Why the right-shifts? In the case of 32-bit multiplication, the largest possible product is \(2^{62}\), which will not fit in the 32-bit output vector. Applying positive arithmetic right-shifts to the input vectors reduces the largest possible product. So, the shifts are there to manage the headroom/size of the resulting product in order to maximize precision while avoiding overflow or saturation.

Contrast this with vect_s16_mul():

headroom_t vect_s16_mul(
    int16_t a[],
    const int16_t b[],
    const int16_t c[],
    const unsigned length,
    const right_shift_t a_shr);

The parameters are similar here, but instead of b_shr and c_shr, there’s only an a_shr. In this case, the arithmetic right-shift a_shr is applied to the products of b and c.
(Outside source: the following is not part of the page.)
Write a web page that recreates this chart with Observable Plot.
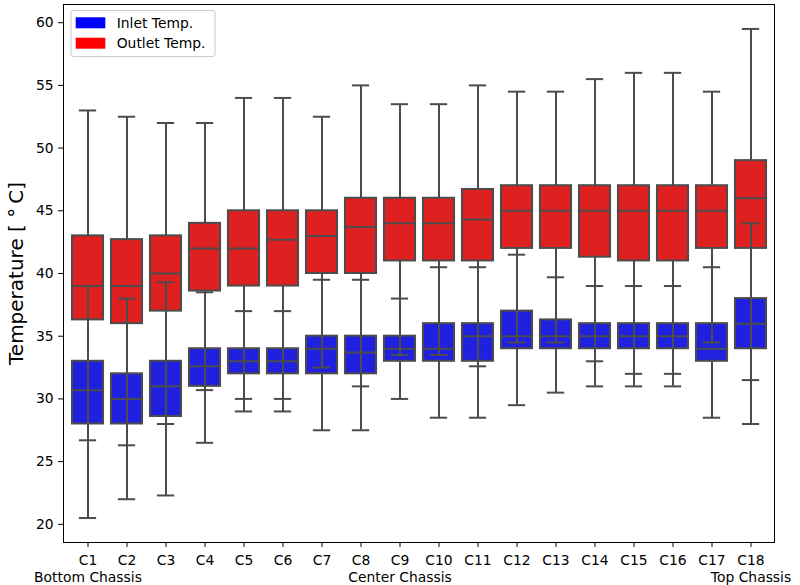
<!DOCTYPE html>
<html>
<head>
<meta charset="utf-8">
<script src="https://cdn.jsdelivr.net/npm/d3@7"></script>
<script src="https://cdn.jsdelivr.net/npm/@observablehq/plot@0.6"></script>
<style>
  body { margin: 0; background: #fff; }
  svg { display: block; }
</style>
</head>
<body>
<div id="chart"></div>
<script>
// Chassis positions, bottom to top of the rack
const chassis = ["C1","C2","C3","C4","C5","C6","C7","C8","C9","C10","C11","C12","C13","C14","C15","C16","C17","C18"];
const tickLabels = ["C1\nBottom Chassis","C2","C3","C4","C5","C6","C7","C8","C9\nCenter Chassis","C10","C11","C12","C13","C14","C15","C16","C17","C18\nTop Chassis"];
const series = ["Inlet Temp.", "Outlet Temp."];
const yTicks = [20, 25, 30, 35, 40, 45, 50, 55, 60];
const yLabel = "Temperature [ °\u2009C]";

// Inlet temperature summary per chassis (°C)
const inletMin = [20.5, 22.0, 22.3, 26.5, 29.0, 29.0, 27.5, 27.5, 30.0, 28.5, 28.5, 29.5, 30.5, 31.0, 31.0, 31.0, 28.5, 28.0];
const inletQ1  = [28.0, 28.0, 28.6, 31.0, 32.0, 32.0, 32.0, 32.0, 33.0, 33.0, 33.0, 34.0, 34.0, 34.0, 34.0, 34.0, 33.0, 34.0];
const inletMed = [30.7, 30.0, 31.0, 32.6, 33.0, 33.0, 34.0, 33.7, 34.0, 34.0, 35.0, 35.0, 35.0, 35.0, 35.0, 35.0, 34.0, 36.0];
const inletQ3  = [33.0, 32.0, 33.0, 34.0, 34.0, 34.0, 35.0, 35.0, 35.0, 36.0, 36.0, 37.0, 36.3, 36.0, 36.0, 36.0, 36.0, 38.0];
const inletMax = [39.0, 38.0, 39.3, 38.5, 37.0, 37.0, 39.5, 39.5, 38.0, 40.5, 40.5, 41.5, 39.7, 39.0, 39.0, 39.0, 40.5, 44.0];

// Outlet temperature summary per chassis (°C)
const outletMin = [26.7, 26.3, 28.0, 30.7, 30.0, 30.0, 32.5, 31.0, 33.5, 33.5, 32.6, 34.5, 34.5, 33.0, 32.0, 32.0, 34.5, 31.5];
const outletQ1  = [36.3, 36.0, 37.0, 38.6, 39.0, 39.0, 40.0, 40.0, 41.0, 41.0, 41.0, 42.0, 42.0, 41.3, 41.0, 41.0, 42.0, 42.0];
const outletMed = [39.0, 39.0, 40.0, 42.0, 42.0, 42.7, 43.0, 43.7, 44.0, 44.0, 44.3, 45.0, 45.0, 45.0, 45.0, 45.0, 45.0, 46.0];
const outletQ3  = [43.0, 42.7, 43.0, 44.0, 45.0, 45.0, 45.0, 46.0, 46.0, 46.0, 46.7, 47.0, 47.0, 47.0, 47.0, 47.0, 47.0, 49.0];
const outletMax = [53.0, 52.5, 52.0, 52.0, 54.0, 54.0, 52.5, 55.0, 53.5, 53.5, 55.0, 54.5, 54.5, 55.5, 56.0, 56.0, 54.5, 59.5];

// Long table: one row per chassis and series
const rows = [];
chassis.forEach((c, i) => {
  rows.push({chassis: c, series: series[0], min: inletMin[i], q1: inletQ1[i], med: inletMed[i], q3: inletQ3[i], max: inletMax[i]});
  rows.push({chassis: c, series: series[1], min: outletMin[i], q1: outletQ1[i], med: outletMed[i], q3: outletQ3[i], max: outletMax[i]});
});

const W = 800, H = 585;
const mL = 63, mR = 26, mT = 4, mB = 43;
const bandW = (W - mL - mR) / chassis.length;
const boxInset = bandW * 0.1;   // boxes take 80% of each slot
const capInset = bandW * 0.3;   // caps are half a box wide
const edge = "#4c4c4c";
const lw = 2;
const labelFor = new Map(chassis.map((c, i) => [c, tickLabels[i]]));

const chart = Plot.plot({
  width: W,
  height: H,
  marginLeft: mL,
  marginRight: mR,
  marginTop: mT,
  marginBottom: mB,
  style: {fontFamily: "DejaVu Sans", fontSize: "13.89px", color: "#000", background: "#fff"},
  x: {type: "band", domain: chassis, padding: 0, label: null},
  y: {domain: [18.55, 61.45], label: null},
  color: {domain: series, range: ["#2020df", "#df2020"]},
  marks: [
    // boxes (drawn beneath all lines)
    Plot.barY(rows, {x: "chassis", y1: "q1", y2: "q3", fill: "series", stroke: edge, strokeWidth: lw,
                     insetLeft: boxInset, insetRight: boxInset}),
    // whiskers
    Plot.ruleX(rows, {x: "chassis", y1: "q3", y2: "max", stroke: edge, strokeWidth: lw}),
    Plot.ruleX(rows, {x: "chassis", y1: "min", y2: "q1", stroke: edge, strokeWidth: lw}),
    // caps
    Plot.tickY(rows, {x: "chassis", y: "max", stroke: edge, strokeWidth: lw, strokeLinecap: "square",
                      insetLeft: capInset, insetRight: capInset}),
    Plot.tickY(rows, {x: "chassis", y: "min", stroke: edge, strokeWidth: lw, strokeLinecap: "square",
                      insetLeft: capInset, insetRight: capInset}),
    // medians
    Plot.tickY(rows, {x: "chassis", y: "med", stroke: edge, strokeWidth: lw, strokeLinecap: "square",
                      insetLeft: boxInset, insetRight: boxInset}),
    Plot.frame({stroke: "#000", strokeWidth: 1}),
    Plot.axisY({ticks: yTicks, tickSize: 4.9, tickPadding: 4.9, label: null}),
    Plot.axisX({tickSize: 4.9, tickPadding: 6.5, lineHeight: 1.17, label: null,
                tickFormat: d => labelFor.get(d)}),
    Plot.text([yLabel], {frameAnchor: "left", textAnchor: "middle", rotate: -90, dx: -47,
                         fontSize: 20, fill: "#000"})
  ]
});

document.getElementById("chart").appendChild(chart);

// Legend box in the upper-left corner of the plot area
const legendColors = ["#0000ff", "#ff0000"];
const svg = d3.select(chart);
const lg = svg.append("g")
  .attr("font-family", "DejaVu Sans")
  .attr("font-size", 13.89)
  .attr("text-anchor", "start");
lg.append("rect")
  .attr("x", 71).attr("y", 10.5).attr("width", 144).attr("height", 46)
  .attr("rx", 2.5)
  .attr("fill", "#fff").attr("fill-opacity", 0.8)
  .attr("stroke", "#cccccc").attr("stroke-width", 1);
series.forEach((s, i) => {
  lg.append("rect")
    .attr("x", 75.7).attr("y", 17.3 + i * 20.4)
    .attr("width", 29.6).attr("height", 11)
    .attr("fill", legendColors[i]);
  lg.append("text")
    .attr("x", 116.7).attr("y", 22.8 + i * 20.4)
    .attr("dy", "0.35em")
    .attr("fill", "#000")
    .text(s);
});
</script>
</body>
</html>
In this case the right-shift is also unsigned – it can only be used to reduce the size of the product.

Shifts like those in these two examples are very common in the vector API, as they are the main mechanism for managing exponents and headroom. Whether the shifts are applied to inputs, outputs, both, or only one input will depend on a number of factors. In the case of vect_s32_mul() they are applied to inputs because the XS3 VPU includes a compulsory (hardware) right-shift of 30 bits on all products of 32-bit numbers, and so often inputs may need to be left-shifted (negative shift) in order to avoid underflows. In the case of vect_s16_mul(), this is unnecessary because no compulsory shift is included in 16-bit multiply-accumulates.

Both vect_s32_mul() and vect_s16_mul() return the headroom of the output vector a.

Functions in the vector API are in many cases closely tied to the instruction set architecture for XS3. As such, if more efficient algorithms are found to perform an operation these low-level API functions are more likely to change in future versions.